妊娠中の歯科治療と口腔ケア
妊娠中の歯科治療は心配なものです。
下記の問答集は、保健所に寄せられた相談内容に基づいて作られたものです。
Q1 現在、妊娠3ヶ月です。歯の治療はできますか?
A 歯科治療は、できるだけ安定期(妊娠5〜9ヶ月頃)に行う事をお勧めします。
Q2 レントゲンを撮って、おなかの赤ちゃんに影響しませんか?
A お母さんの歯は、おなかから離れているのに加え、防護のエプロンをしていただきますので、
赤ちゃんが被爆する量は限りなくゼロに近く、影響は全くないのに等しいことがわかっています。
・妊娠中の被ばく時期と影響
受精後10日まで→催奇形性なし
妊娠10週まで→大量では催奇形性あり
妊娠27週まで→10〜17週までは精神発達遅滞のリスクあり
妊娠末期→小児がんのリスクあり
とされていますが、通常のX線検査では問題はありません。
Q3 口の中に麻酔をしても、おなかの赤ちゃんに影響しませんか?
A 影響しません。
歯科治療用麻酔は、全身麻酔ではなく局所麻酔です。
そのうえ血管収縮剤が入っているため、治療する歯の周辺にしか麻酔薬は停滞しません。
おなかの赤ちゃんへの影響は心配ありません。
Q4 抗生物質などを服用しても赤ちゃんに影響しませんか?
A 抗生物質であればペニシリン系やセフェム系を、鎮痛剤はアセトアミノフェンが
安全であることが産婦人科学会の見解で明らかになっています。
Q5 母親が "歯槽膿漏" だと早産や低体重児出産の可能性が高いと言われますが、本当ですか?

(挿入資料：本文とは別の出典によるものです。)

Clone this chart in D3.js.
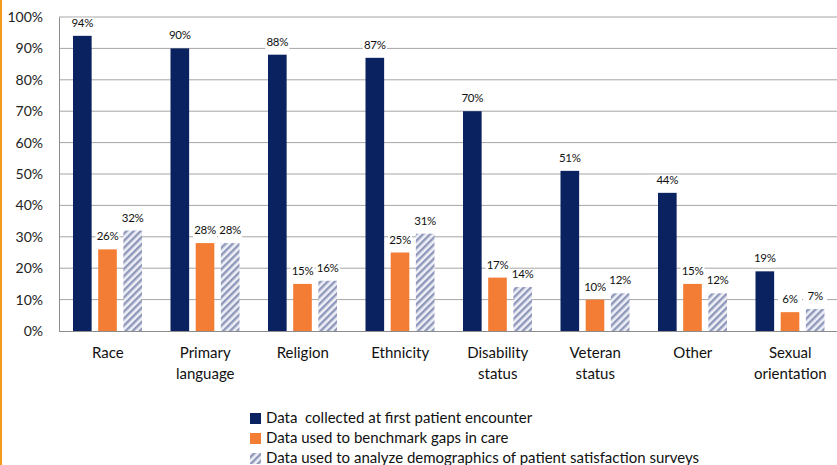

A 歯周病菌が出す内毒素が子宮を収縮させるホルモンと似ているため、
早産や低体重児出産を引き起こすと言われています。
歯周病と診断された方は、妊娠中からの治療をお勧めします。
Q6 むし歯菌が感染するというのは本当ですか?
A 本当です。
むし歯菌の中の悪玉であるミュータンス菌は、新生児には存在しません。
お子さんが離乳食を摂取する生後1.5才から2.5才くらいの間に、食器やスプーンなど
を通して周囲の両親や兄弟姉妹から唾液を介して感染することが分かっています。
しかし神経質になりすぎる必要はありません。
遅かれ早かれ、お子さんの成長や広がる生活環境の中で、必ず感染します。
細菌感染とむし歯発症は次元が異なるとも言われ始めています。